Berners-Lee said that in the context of the Semantic Web, the word "semantic" meant "machine processable." He explicitly ruled out the sense of natural language semantics. For data, the semantics convey what a machine can do with that data. In the future, Berners-Lee anticipated that they will also enable a machine to figure out how to convert that data, too. He described the "semantic test," which is passed if, when you give data to a machine, it will do the right thing with it. He also underlined that the Semantic Web is, like XML, a declarative environment, where you say what you mean by some data, and not what you want done with it.
Tim Berners-Lee addresses XML 2000 delegates. |
Encouraging the audience to share his excitement at the vision, Berners-Lee related how difficult it was ten years ago when he was demonstrating the Web for the first time. Viewers seeing him progress from one document to another by clicking on links were nonplussed -- it's when the system scales that the advantages may be reaped. Shown a small example of linking zip codes between databases, we were asked to imagine the possibilities of this system scaling globally.
Having outlined its scope, Berners-Lee explained each of the elements in the Semantic Web architecture. He explained the importance of RDF/RDF Schema as a language for the description of "things" (resources) and their types. Above this, he described the ontology layer. An ontology is capable of describing relationships between types of things, such as "this is a transitive property", but does not convey any information about how to use those relationships computationally.
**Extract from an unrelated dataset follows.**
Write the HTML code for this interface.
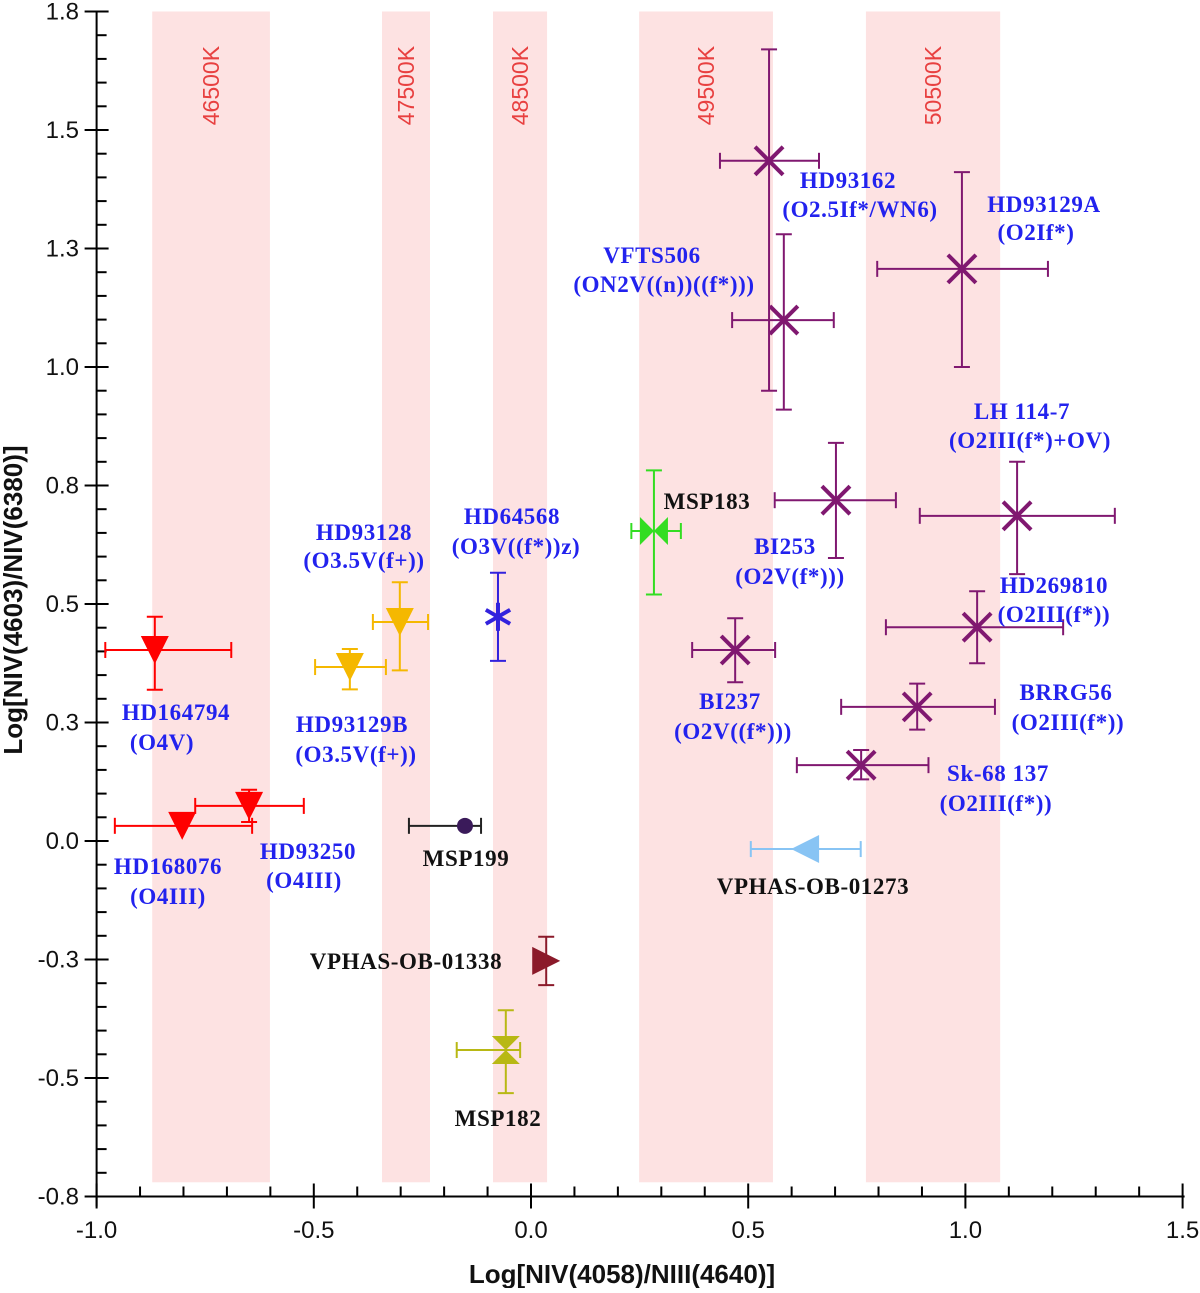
<!DOCTYPE html>
<html><head><meta charset="utf-8"><style>
body{margin:0;background:#fff}
svg text{font-family:"Liberation Sans",sans-serif}
.lab{font-family:"Liberation Serif",serif;font-weight:bold;font-size:23px;letter-spacing:0.6px;fill:#2222ee;text-anchor:middle}
.labk{font-family:"Liberation Serif",serif;font-weight:bold;font-size:23px;letter-spacing:0.6px;fill:#111;text-anchor:middle}
</style></head><body>
<svg id="chart" width="1200" height="1288" xmlns="http://www.w3.org/2000/svg">
<g id="bands"></g>
<g id="axes"></g>
<g id="marks"></g>
<g id="labels">
<text class="lab" x="176" y="720">HD164794</text><text class="lab" x="162" y="750">(O4V)</text>
<text class="lab" x="168" y="874">HD168076</text><text class="lab" x="168" y="904">(O4III)</text>
<text class="lab" x="308" y="859">HD93250</text><text class="lab" x="304" y="888">(O4III)</text>
<text class="lab" x="352" y="732">HD93129B</text><text class="lab" x="356" y="762">(O3.5V(f+))</text>
<text class="lab" x="364" y="540">HD93128</text><text class="lab" x="364" y="568">(O3.5V(f+))</text>
<text class="lab" x="512" y="524">HD64568</text><text class="lab" x="516" y="554">(O3V((f*))z)</text>
<text class="labk" x="466" y="866">MSP199</text>
<text class="labk" x="707" y="509">MSP183</text>
<text class="labk" x="406" y="969">VPHAS-OB-01338</text>
<text class="labk" x="498" y="1126">MSP182</text>
<text class="labk" x="813" y="894">VPHAS-OB-01273</text>
<text class="lab" x="848" y="188">HD93162</text><text class="lab" x="860" y="217">(O2.5If*/WN6)</text>
<text class="lab" x="1044" y="212">HD93129A</text><text class="lab" x="1036" y="240">(O2If*)</text>
<text class="lab" x="652" y="263">VFTS506</text><text class="lab" x="664" y="292">(ON2V((n))((f*)))</text>
<text class="lab" x="1022" y="419">LH 114-7</text><text class="lab" x="1030" y="448">(O2III(f*)+OV)</text>
<text class="lab" x="785" y="554">BI253</text><text class="lab" x="790" y="584">(O2V(f*)))</text>
<text class="lab" x="1054" y="593">HD269810</text><text class="lab" x="1054" y="622">(O2III(f*))</text>
<text class="lab" x="730" y="709">BI237</text><text class="lab" x="733" y="739">(O2V((f*)))</text>
<text class="lab" x="1066" y="700">BRRG56</text><text class="lab" x="1068" y="730">(O2III(f*))</text>
<text class="lab" x="998" y="781">Sk-68 137</text><text class="lab" x="996" y="811">(O2III(f*))</text>
</g>
</svg>
<script>
const bandLo=[-0.872,-0.343,-0.0875,0.249,0.771];
const bandHi=[-0.601,-0.2325,0.037,0.557,1.080];
const bandLabels=['46500K','47500K','48500K','49500K','50500K'];
const names=['HD164794','HD168076','HD93250','HD93129B','HD93128','HD64568','MSP199','MSP183','VPHAS-OB-01338','MSP182','VPHAS-OB-01273','HD93162','VFTS506','HD93129A','BI253','LH114-7','HD269810','BI237','BRRG56','Sk-68-137'];
const xs=[-0.866,-0.803,-0.649,-0.417,-0.302,-0.076,-0.152,0.283,0.035,-0.058,0.631,0.548,0.582,0.992,0.702,1.119,1.027,0.470,0.889,0.760];
const ys=[0.403,0.032,0.074,0.367,0.462,0.473,0.032,0.654,-0.253,-0.441,-0.017,1.435,1.099,1.207,0.719,0.686,0.451,0.403,0.283,0.160];
const xLo=[-0.98,-0.958,-0.773,-0.497,-0.364,-0.076,-0.281,0.231,0.035,-0.171,0.506,0.435,0.463,0.797,0.561,0.895,0.817,0.371,0.714,0.612];
const xHi=[-0.69,-0.642,-0.523,-0.334,-0.237,-0.076,-0.115,0.345,0.035,-0.025,0.759,0.663,0.697,1.19,0.84,1.344,1.225,0.562,1.068,0.915];
const yLo=[0.319,0.032,0.04,0.32,0.36,0.38,0.032,0.52,-0.304,-0.532,-0.017,0.95,0.91,1.0,0.597,0.563,0.375,0.335,0.235,0.13];
const yHi=[0.473,0.032,0.108,0.405,0.546,0.566,0.032,0.782,-0.202,-0.357,-0.017,1.67,1.28,1.411,0.84,0.8,0.527,0.47,0.332,0.192];
const colors=['#f00','#f00','#f00','#f5b800','#f5b800','#3322dd','#222','#33dd22','#8b1a2a','#b8b814','#88c4f4','#801870','#801870','#801870','#801870','#801870','#801870','#801870','#801870','#801870'];
const shapes=['tri-down','tri-down','tri-down','tri-down','tri-down','asterisk','circle','bowtie','tri-right','hourglass','tri-left','x','x','x','x','x','x','x','x','x'];
const xTicks=[-1.0,-0.5,0.0,0.5,1.0,1.5];
const xTickLabels=['-1.0','-0.5','0.0','0.5','1.0','1.5'];
const yTicks=[1.75,1.5,1.25,1.0,0.75,0.5,0.25,0.0,-0.25,-0.5,-0.75];
const yTickLabels=['1.8','1.5','1.3','1.0','0.8','0.5','0.3','0.0','-0.3','-0.5','-0.8'];
const NS='http://www.w3.org/2000/svg';
const X=v=>531+v*434.4, Y=v=>841-v*474;
function mk(p,t,a){const e=document.createElementNS(NS,t);for(const k in a)e.setAttribute(k,a[k]);p.appendChild(e);return e;}
const gB=document.getElementById('bands'),gA=document.getElementById('axes'),gM=document.getElementById('marks');
bandLo.forEach((lo,i)=>{
 const r=mk(gB,'rect',{x:X(lo),y:Y(1.75),width:X(bandHi[i])-X(lo),height:Y(-0.72)-Y(1.75),fill:'#fde2e2'});
 
 
 const cx=(X(lo)+X(bandHi[i]))/2+8;
 const t=mk(gB,'text',{x:0,y:0,transform:`translate(${cx},${Y(1.51)}) rotate(-90)`,fill:'#e84040','font-size':23});
 t.textContent=bandLabels[i];
 
 
});
mk(gA,'line',{x1:X(-1),y1:Y(1.75)-1,x2:X(-1),y2:Y(-0.75)+10,stroke:'#000','stroke-width':2});
mk(gA,'line',{x1:X(-1)-10,y1:Y(-0.75),x2:X(1.5)+2,y2:Y(-0.75),stroke:'#000','stroke-width':2});
for(let i=0;i<=25;i++){const v=-1+i*0.1;const maj=i%5==0;mk(gA,'line',{x1:X(v),y1:Y(-0.75)-(maj?13:10),x2:X(v),y2:Y(-0.75)+(maj?12:0),stroke:'#000','stroke-width':2});}
for(let i=0;i<=50;i++){const v=-0.75+i*0.05;const maj=i%5==0;mk(gA,'line',{x1:X(-1)-(maj?12:0),y1:Y(v),x2:X(-1)+(maj?12:10),y2:Y(v),stroke:'#000','stroke-width':2});}
xTicks.forEach((v,i)=>{const t=mk(gA,'text',{x:X(v),y:1238,'text-anchor':'middle','font-size':24,fill:'#111'});t.textContent=xTickLabels[i];
 });
yTicks.forEach((v,i)=>{const t=mk(gA,'text',{x:79,y:Y(v)+8,'text-anchor':'end','font-size':24,fill:'#111'});t.textContent=yTickLabels[i];
 });
const xt=mk(gA,'text',{x:622,y:1283,'text-anchor':'middle','font-size':26,'font-weight':'bold',fill:'#111'});xt.textContent='Log[NIV(4058)/NIII(4640)]';

const yt=mk(gA,'text',{x:0,y:0,transform:'translate(22,600) rotate(-90)','text-anchor':'middle','font-size':26,'font-weight':'bold',fill:'#111'});yt.textContent='Log[NIV(4603)/NIV(6380)]';

names.forEach((n,i)=>{
 const g=mk(gM,'g',{});
 
 
 const c=colors[i],cx=X(xs[i]),cy=Y(ys[i]),s={stroke:c,'stroke-width':2};
 if(xHi[i]>xLo[i]){mk(g,'line',{x1:X(xLo[i]),y1:cy,x2:X(xHi[i]),y2:cy,...s});
  mk(g,'line',{x1:X(xLo[i]),y1:cy-8,x2:X(xLo[i]),y2:cy+8,...s});mk(g,'line',{x1:X(xHi[i]),y1:cy-8,x2:X(xHi[i]),y2:cy+8,...s});}
 if(yHi[i]>yLo[i]){mk(g,'line',{x1:cx,y1:Y(yLo[i]),x2:cx,y2:Y(yHi[i]),...s});
  mk(g,'line',{x1:cx-8,y1:Y(yLo[i]),x2:cx+8,y2:Y(yLo[i]),...s});mk(g,'line',{x1:cx-8,y1:Y(yHi[i]),x2:cx+8,y2:Y(yHi[i]),...s});}
 const r=14,sh=shapes[i];
 if(sh=='tri-down')mk(g,'polygon',{points:`${cx-r},${cy-r} ${cx+r},${cy-r} ${cx},${cy+r}`,fill:c});
 else if(sh=='tri-right')mk(g,'polygon',{points:`${cx-r},${cy-r} ${cx+r},${cy} ${cx-r},${cy+r}`,fill:c});
 else if(sh=='tri-left')mk(g,'polygon',{points:`${cx+r},${cy-r} ${cx-r},${cy} ${cx+r},${cy+r}`,fill:c});
 else if(sh=='bowtie'){mk(g,'polygon',{points:`${cx-r},${cy-r} ${cx},${cy} ${cx-r},${cy+r}`,fill:c});mk(g,'polygon',{points:`${cx+r},${cy-r} ${cx},${cy} ${cx+r},${cy+r}`,fill:c});}
 else if(sh=='hourglass'){mk(g,'polygon',{points:`${cx-r},${cy-r} ${cx+r},${cy-r} ${cx},${cy}`,fill:c});mk(g,'polygon',{points:`${cx-r},${cy+r} ${cx+r},${cy+r} ${cx},${cy}`,fill:c});}
 else if(sh=='circle')mk(g,'circle',{cx:cx,cy:cy,r:8,fill:'#3a1a5a'});
 else if(sh=='asterisk'){for(const a of [0,60,120]){const d=a*Math.PI/180;mk(g,'line',{x1:cx-r*Math.sin(d),y1:cy-r*Math.cos(d),x2:cx+r*Math.sin(d),y2:cy+r*Math.cos(d),stroke:c,'stroke-width':4});}}
 else if(sh=='x'){mk(g,'line',{x1:cx-r,y1:cy-r,x2:cx+r,y2:cy+r,stroke:c,'stroke-width':4});mk(g,'line',{x1:cx-r,y1:cy+r,x2:cx+r,y2:cy-r,stroke:c,'stroke-width':4});}
});
</script>
</body></html>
Running through several of the layers in Berners-Lee's abstraction is the importance of digital signatures. Although public key cryptography has been around for some time, it has not really taken off. Berners-Lee observed that one contributing factor to this was that it was too coarsely-grained, with the choice of either trusted or not trusted. An infrastructure must be in place where a party can be trusted within a particular domain. Once such granularity is possible, digital signatures can be used to establish the provenance not only of data but of ontologies and of deductions.
On top of the ontology layer sits the logic layer. This is the point at which assertions from around the Web can be used to derive new knowledge. The problem here is that deduction systems are not terribly interoperable. Rather than design one overarching reasoning system, Berners-Lee instead suggests a universal language for representing proofs. Systems can then digitally sign and export these proofs for other systems to use and possibly incorporate into the Semantic Web.
Berners-Lee ended his presentation examining what could be done practically today. He observed that the higher layers of his architecture are likely to take around ten years yet to come to fruition -- most of the new work today is happening on ontologies. Practical solutions include the use of XSLT to derive RDF from XML sources, the work on topic maps and RDF convergence, the emergence of general-purpose RDF databases and engines, and general and specific GUIs for RDF data. Berners-Lee noted that a rearrangement of the metadata activity within the W3C would also have a bearing on Semantic Web work.
Though many attendees enjoyed the talk and his vision, there is still a significant measure of skepticism over the practicality of the Semantic Web. More than one delegate invoked the failed, lofty ambitions of Artificial Intelligence in the '60s and '70s. Others noted that his vision has little in common with the current future of "web services" being promoted by most XML vendors. This was, however, one of the most complete expositions of his vision that Berners-Lee has yet delivered to the XML community.